WHAT IS ASKED> Write out the data below in full. Keep it exact.
:: DATASET SECTION ::
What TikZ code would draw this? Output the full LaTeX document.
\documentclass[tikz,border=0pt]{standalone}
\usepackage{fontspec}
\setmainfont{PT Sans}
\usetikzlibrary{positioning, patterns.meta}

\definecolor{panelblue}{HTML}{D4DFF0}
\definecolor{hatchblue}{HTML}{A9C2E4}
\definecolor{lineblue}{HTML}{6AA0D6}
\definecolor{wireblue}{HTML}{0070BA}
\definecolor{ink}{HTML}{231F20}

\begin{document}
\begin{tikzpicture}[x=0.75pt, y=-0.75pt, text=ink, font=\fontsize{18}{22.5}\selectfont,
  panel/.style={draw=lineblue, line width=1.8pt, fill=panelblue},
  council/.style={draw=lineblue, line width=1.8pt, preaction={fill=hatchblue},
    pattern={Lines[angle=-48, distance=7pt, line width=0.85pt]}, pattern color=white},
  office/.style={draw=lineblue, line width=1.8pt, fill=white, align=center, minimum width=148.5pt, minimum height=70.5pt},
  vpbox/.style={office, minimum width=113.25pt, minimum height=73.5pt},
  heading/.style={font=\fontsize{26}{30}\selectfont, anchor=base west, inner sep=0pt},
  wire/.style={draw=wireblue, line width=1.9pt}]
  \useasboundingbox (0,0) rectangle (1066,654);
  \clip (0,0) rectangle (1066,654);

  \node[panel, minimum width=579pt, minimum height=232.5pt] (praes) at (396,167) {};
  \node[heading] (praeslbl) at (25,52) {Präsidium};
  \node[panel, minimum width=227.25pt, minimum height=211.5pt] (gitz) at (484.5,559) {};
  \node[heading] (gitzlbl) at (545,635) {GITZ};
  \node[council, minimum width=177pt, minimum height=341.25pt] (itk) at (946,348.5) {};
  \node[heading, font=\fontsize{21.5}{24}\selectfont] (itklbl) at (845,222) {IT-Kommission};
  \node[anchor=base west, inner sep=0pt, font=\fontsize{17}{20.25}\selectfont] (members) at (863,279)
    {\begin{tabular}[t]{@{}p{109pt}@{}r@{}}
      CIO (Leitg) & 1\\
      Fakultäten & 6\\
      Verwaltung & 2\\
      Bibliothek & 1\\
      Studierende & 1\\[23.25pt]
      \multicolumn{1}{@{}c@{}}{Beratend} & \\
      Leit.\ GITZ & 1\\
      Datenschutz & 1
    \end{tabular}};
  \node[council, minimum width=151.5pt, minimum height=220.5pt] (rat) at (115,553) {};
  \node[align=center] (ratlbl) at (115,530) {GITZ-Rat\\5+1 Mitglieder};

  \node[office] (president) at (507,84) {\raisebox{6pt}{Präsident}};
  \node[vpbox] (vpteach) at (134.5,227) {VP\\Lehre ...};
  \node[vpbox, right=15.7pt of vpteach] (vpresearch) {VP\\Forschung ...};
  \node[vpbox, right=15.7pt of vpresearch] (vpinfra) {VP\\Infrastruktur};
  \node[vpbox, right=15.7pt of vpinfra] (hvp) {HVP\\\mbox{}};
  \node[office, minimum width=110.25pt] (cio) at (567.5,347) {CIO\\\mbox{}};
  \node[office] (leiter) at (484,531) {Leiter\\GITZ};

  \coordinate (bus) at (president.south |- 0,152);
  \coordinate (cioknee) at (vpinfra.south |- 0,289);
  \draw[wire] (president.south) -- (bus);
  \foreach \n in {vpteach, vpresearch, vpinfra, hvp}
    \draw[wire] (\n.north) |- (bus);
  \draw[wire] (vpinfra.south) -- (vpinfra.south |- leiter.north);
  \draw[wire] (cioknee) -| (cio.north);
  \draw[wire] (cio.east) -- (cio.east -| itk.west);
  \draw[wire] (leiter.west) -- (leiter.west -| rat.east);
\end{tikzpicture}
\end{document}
:::
TASK RESPONSE>
What TikZ code would draw this? Output the full LaTeX document.
\documentclass[tikz,border=0pt]{standalone}
\usepackage{fontspec}
\setmainfont{PT Sans}
\usetikzlibrary{positioning, patterns.meta}

\definecolor{panelblue}{HTML}{D4DFF0}
\definecolor{hatchblue}{HTML}{A9C2E4}
\definecolor{lineblue}{HTML}{6AA0D6}
\definecolor{wireblue}{HTML}{0070BA}
\definecolor{ink}{HTML}{231F20}

\begin{document}
\begin{tikzpicture}[x=0.75pt, y=-0.75pt, text=ink, font=\fontsize{18}{22.5}\selectfont,
  panel/.style={draw=lineblue, line width=1.8pt, fill=panelblue},
  council/.style={draw=lineblue, line width=1.8pt, preaction={fill=hatchblue},
    pattern={Lines[angle=-48, distance=7pt, line width=0.85pt]}, pattern color=white},
  office/.style={draw=lineblue, line width=1.8pt, fill=white, align=center, minimum width=148.5pt, minimum height=70.5pt},
  vpbox/.style={office, minimum width=113.25pt, minimum height=73.5pt},
  heading/.style={font=\fontsize{26}{30}\selectfont, anchor=base west, inner sep=0pt},
  wire/.style={draw=wireblue, line width=1.9pt}]
  \useasboundingbox (0,0) rectangle (1066,654);
  \clip (0,0) rectangle (1066,654);

  \node[panel, minimum width=579pt, minimum height=232.5pt] (praes) at (396,167) {};
  \node[heading] (praeslbl) at (25,52) {Präsidium};
  \node[panel, minimum width=227.25pt, minimum height=211.5pt] (gitz) at (484.5,559) {};
  \node[heading] (gitzlbl) at (545,635) {GITZ};
  \node[council, minimum width=177pt, minimum height=341.25pt] (itk) at (946,348.5) {};
  \node[heading, font=\fontsize{21.5}{24}\selectfont] (itklbl) at (845,222) {IT-Kommission};
  \node[anchor=base west, inner sep=0pt, font=\fontsize{17}{20.25}\selectfont] (members) at (863,279)
    {\begin{tabular}[t]{@{}p{109pt}@{}r@{}}
      CIO (Leitg) & 1\\
      Fakultäten & 6\\
      Verwaltung & 2\\
      Bibliothek & 1\\
      Studierende & 1\\[23.25pt]
      \multicolumn{1}{@{}c@{}}{Beratend} & \\
      Leit.\ GITZ & 1\\
      Datenschutz & 1
    \end{tabular}};
  \node[council, minimum width=151.5pt, minimum height=220.5pt] (rat) at (115,553) {};
  \node[align=center] (ratlbl) at (115,530) {GITZ-Rat\\5+1 Mitglieder};

  \node[office] (president) at (507,84) {\raisebox{6pt}{Präsident}};
  \node[vpbox] (vpteach) at (134.5,227) {VP\\Lehre ...};
  \node[vpbox, right=15.7pt of vpteach] (vpresearch) {VP\\Forschung ...};
  \node[vpbox, right=15.7pt of vpresearch] (vpinfra) {VP\\Infrastruktur};
  \node[vpbox, right=15.7pt of vpinfra] (hvp) {HVP\\\mbox{}};
  \node[office, minimum width=110.25pt] (cio) at (567.5,347) {CIO\\\mbox{}};
  \node[office] (leiter) at (484,531) {Leiter\\GITZ};

  \coordinate (bus) at (president.south |- 0,152);
  \coordinate (cioknee) at (vpinfra.south |- 0,289);
  \draw[wire] (president.south) -- (bus);
  \foreach \n in {vpteach, vpresearch, vpinfra, hvp}
    \draw[wire] (\n.north) |- (bus);
  \draw[wire] (vpinfra.south) -- (vpinfra.south |- leiter.north);
  \draw[wire] (cioknee) -| (cio.north);
  \draw[wire] (cio.east) -- (cio.east -| itk.west);
  \draw[wire] (leiter.west) -- (leiter.west -| rat.east);
\end{tikzpicture}
\end{document}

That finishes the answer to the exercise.